- _Supplied entries_:
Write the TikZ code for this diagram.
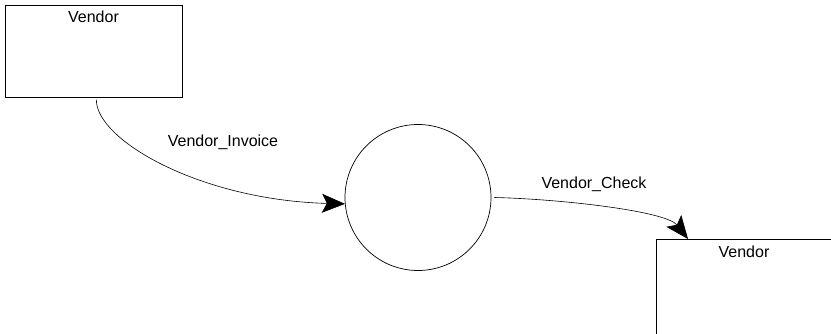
\documentclass[tikz,border=0pt]{standalone}
\usepackage{fontspec}
\setmainfont{Liberation Sans}
\usetikzlibrary{arrows.meta}
\tikzset{
  entity/.style={draw, line width=0.7pt, anchor=north west, inner sep=0pt},
  proc/.style={draw, circle, line width=0.7pt, inner sep=0pt, minimum size=146pt},
  lbl/.style={anchor=base, inner sep=0pt, font=\fontsize{16pt}{18pt}\selectfont},
  flow/.style={line width=0.6pt, -{Stealth[length=23pt,width=19pt,inset=5pt]}}
}
\begin{document}
\begin{tikzpicture}[x=1pt,y=1pt]
\useasboundingbox (0,0) rectangle (831,333);
\clip (0,0) rectangle (831,333);
\fill[white] (0,0) rectangle (831,333);
\node[entity, minimum width=177pt, minimum height=92pt] (b1) at (5,328) {};
\node[lbl] (t1) at (93.5,310) {Vendor};
\node[proc] (c) at (418,135.5) {};
\node[entity, minimum width=220pt, minimum height=140pt] (b2) at (656,94) {};
\node[lbl] (t2) at (744,76) {Vendor};
\node[lbl] (fi) at (223,187) {Vendor\_Invoice};
\node[lbl] (fc) at (594,145) {Vendor\_Check};
\draw[flow] ([xshift=2.5pt,yshift=-2pt]b1.south) .. controls (96,193) and (200,133) .. (c.185);
\draw[flow] ([xshift=3pt]c.0) .. controls (560,134) and (666,122) .. ([xshift=32pt]b2.north west);
\end{tikzpicture}
\end{document}
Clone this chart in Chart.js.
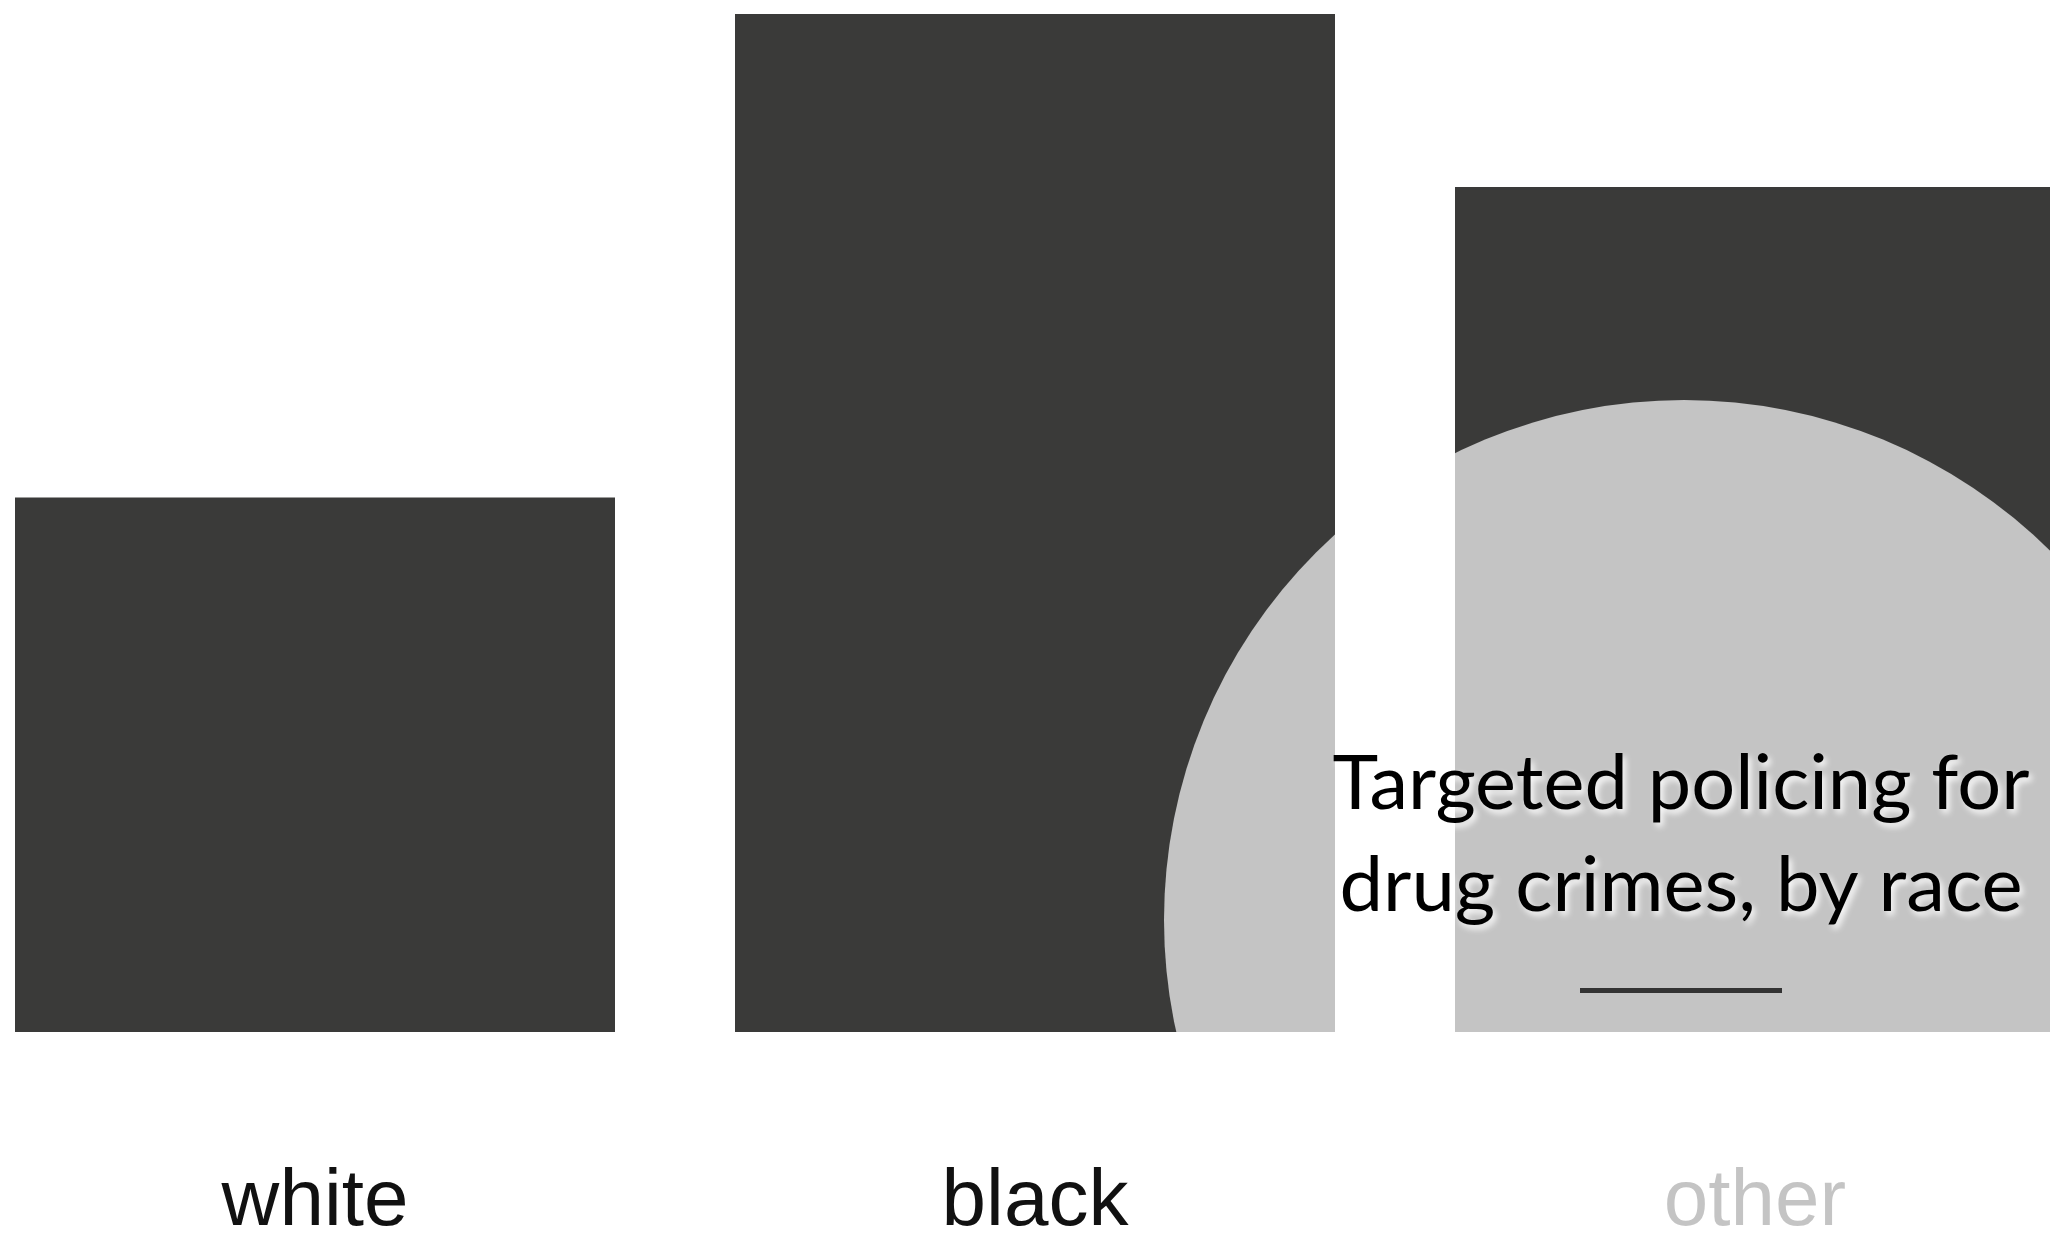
<!DOCTYPE html>
<html lang="en">
<head>
    <meta charset="UTF-8">
    <title>Targeted policing for drug crimes, by race</title>
    <script src="https://cdn.jsdelivr.net/npm/chart.js@4/dist/chart.umd.min.js"></script>
    <style>
        html, body { margin: 0; padding: 0; background: #fff; overflow: hidden; width: 2050px; height: 1240px; }
        #wrap { position: absolute; left: -45px; top: 0; }
        canvas { display: block; }
    </style>
</head>
<body>
    <div id="wrap">
        <canvas id="grafico" width="2160" height="1240"></canvas>
    </div>

<script>
    // dados (altura relativa, black = 100)
    const categorias = ["white", "black", "other"];
    const valores = [52.5, 100, 83];
    const titulo = ["Targeted policing for", "drug crimes, by race"];

    const corBarra = "#3a3a39";
    const corCirculo = "#c4c4c4";

    // círculo cinza que "pinta" só o que já foi desenhado (barras e rótulos)
    const circuloPlugin = {
        id: "circulo",
        afterDatasetsDraw(chart) {
            const ctx = chart.ctx;
            ctx.save();
            ctx.globalCompositeOperation = "source-atop";
            ctx.fillStyle = corCirculo;
            ctx.beginPath();
            ctx.arc(1684 + 45, 920, 520, 0, Math.PI * 2);
            ctx.fill();
            ctx.restore();

            // título com brilho branco
            ctx.save();
            ctx.font = "400 76px Lato";
            ctx.fillStyle = "#000";
            ctx.textBaseline = "alphabetic";
            ctx.shadowColor = "rgba(255,255,255,0.95)";
            ctx.shadowBlur = 6;
            ctx.shadowOffsetX = 3;
            ctx.shadowOffsetY = 4;
            const bases = [809, 911];
            const larguras = [697, 683];
            titulo.forEach(function (linha, i) {
                const w = ctx.measureText(linha).width;
                const sx = larguras[i] / w;
                ctx.save();
                ctx.translate(1681 + 45, bases[i]);
                ctx.scale(sx, 1);
                ctx.textAlign = "center";
                ctx.fillText(linha, 0, 0);
                ctx.restore();
            });
            ctx.shadowColor = "transparent";
            ctx.fillStyle = "#333";
            ctx.fillRect(1580 + 45, 988, 202, 5);
            ctx.restore();
        }
    };

    new Chart(document.getElementById("grafico"), {
        type: "bar",
        data: {
            labels: categorias,
            datasets: [{
                data: valores,
                backgroundColor: corBarra,
                borderWidth: 0,
                barPercentage: 600 / 720,
                categoryPercentage: 1
            }]
        },
        options: {
            responsive: false,
            animation: false,
            devicePixelRatio: 1,
            layout: { padding: { top: 14, bottom: 4, left: 0, right: 0 } },
            plugins: {
                legend: { display: false },
                tooltip: { enabled: false }
            },
            scales: {
                x: {
                    grid: { display: false, drawTicks: false },
                    border: { display: false },
                    ticks: {
                        color: "#111",
                        padding: 131,
                        font: { family: "'Liberation Sans', Arial, sans-serif", size: 80, lineHeight: 1 }
                    },
                    afterFit(scale) { scale.height = 204; }
                },
                y: {
                    display: false,
                    min: 0,
                    max: 100
                }
            }
        },
        plugins: [circuloPlugin]
    });
</script>
</body>
</html>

- _Requirement_: Pictures in the records must not appear in the copy; transcribe everything else precisely.

- _Solution to this exercise_:
Write the TikZ code for this diagram.
\documentclass[tikz,border=0pt]{standalone}
\usepackage{fontspec}
\setmainfont{Liberation Sans}
\usetikzlibrary{arrows.meta}
\tikzset{
  entity/.style={draw, line width=0.7pt, anchor=north west, inner sep=0pt},
  proc/.style={draw, circle, line width=0.7pt, inner sep=0pt, minimum size=146pt},
  lbl/.style={anchor=base, inner sep=0pt, font=\fontsize{16pt}{18pt}\selectfont},
  flow/.style={line width=0.6pt, -{Stealth[length=23pt,width=19pt,inset=5pt]}}
}
\begin{document}
\begin{tikzpicture}[x=1pt,y=1pt]
\useasboundingbox (0,0) rectangle (831,333);
\clip (0,0) rectangle (831,333);
\fill[white] (0,0) rectangle (831,333);
\node[entity, minimum width=177pt, minimum height=92pt] (b1) at (5,328) {};
\node[lbl] (t1) at (93.5,310) {Vendor};
\node[proc] (c) at (418,135.5) {};
\node[entity, minimum width=220pt, minimum height=140pt] (b2) at (656,94) {};
\node[lbl] (t2) at (744,76) {Vendor};
\node[lbl] (fi) at (223,187) {Vendor\_Invoice};
\node[lbl] (fc) at (594,145) {Vendor\_Check};
\draw[flow] ([xshift=2.5pt,yshift=-2pt]b1.south) .. controls (96,193) and (200,133) .. (c.185);
\draw[flow] ([xshift=3pt]c.0) .. controls (560,134) and (666,122) .. ([xshift=32pt]b2.north west);
\end{tikzpicture}
\end{document}
Clone this chart in Chart.js.
<!DOCTYPE html>
<html lang="en">
<head>
    <meta charset="UTF-8">
    <title>Targeted policing for drug crimes, by race</title>
    <script src="https://cdn.jsdelivr.net/npm/chart.js@4/dist/chart.umd.min.js"></script>
    <style>
        html, body { margin: 0; padding: 0; background: #fff; overflow: hidden; width: 2050px; height: 1240px; }
        #wrap { position: absolute; left: -45px; top: 0; }
        canvas { display: block; }
    </style>
</head>
<body>
    <div id="wrap">
        <canvas id="grafico" width="2160" height="1240"></canvas>
    </div>

<script>
    // dados (altura relativa, black = 100)
    const categorias = ["white", "black", "other"];
    const valores = [52.5, 100, 83];
    const titulo = ["Targeted policing for", "drug crimes, by race"];

    const corBarra = "#3a3a39";
    const corCirculo = "#c4c4c4";

    // círculo cinza que "pinta" só o que já foi desenhado (barras e rótulos)
    const circuloPlugin = {
        id: "circulo",
        afterDatasetsDraw(chart) {
            const ctx = chart.ctx;
            ctx.save();
            ctx.globalCompositeOperation = "source-atop";
            ctx.fillStyle = corCirculo;
            ctx.beginPath();
            ctx.arc(1684 + 45, 920, 520, 0, Math.PI * 2);
            ctx.fill();
            ctx.restore();

            // título com brilho branco
            ctx.save();
            ctx.font = "400 76px Lato";
            ctx.fillStyle = "#000";
            ctx.textBaseline = "alphabetic";
            ctx.shadowColor = "rgba(255,255,255,0.95)";
            ctx.shadowBlur = 6;
            ctx.shadowOffsetX = 3;
            ctx.shadowOffsetY = 4;
            const bases = [809, 911];
            const larguras = [697, 683];
            titulo.forEach(function (linha, i) {
                const w = ctx.measureText(linha).width;
                const sx = larguras[i] / w;
                ctx.save();
                ctx.translate(1681 + 45, bases[i]);
                ctx.scale(sx, 1);
                ctx.textAlign = "center";
                ctx.fillText(linha, 0, 0);
                ctx.restore();
            });
            ctx.shadowColor = "transparent";
            ctx.fillStyle = "#333";
            ctx.fillRect(1580 + 45, 988, 202, 5);
            ctx.restore();
        }
    };

    new Chart(document.getElementById("grafico"), {
        type: "bar",
        data: {
            labels: categorias,
            datasets: [{
                data: valores,
                backgroundColor: corBarra,
                borderWidth: 0,
                barPercentage: 600 / 720,
                categoryPercentage: 1
            }]
        },
        options: {
            responsive: false,
            animation: false,
            devicePixelRatio: 1,
            layout: { padding: { top: 14, bottom: 4, left: 0, right: 0 } },
            plugins: {
                legend: { display: false },
                tooltip: { enabled: false }
            },
            scales: {
                x: {
                    grid: { display: false, drawTicks: false },
                    border: { display: false },
                    ticks: {
                        color: "#111",
                        padding: 131,
                        font: { family: "'Liberation Sans', Arial, sans-serif", size: 80, lineHeight: 1 }
                    },
                    afterFit(scale) { scale.height = 204; }
                },
                y: {
                    display: false,
                    min: 0,
                    max: 100
                }
            }
        },
        plugins: [circuloPlugin]
    });
</script>
</body>
</html>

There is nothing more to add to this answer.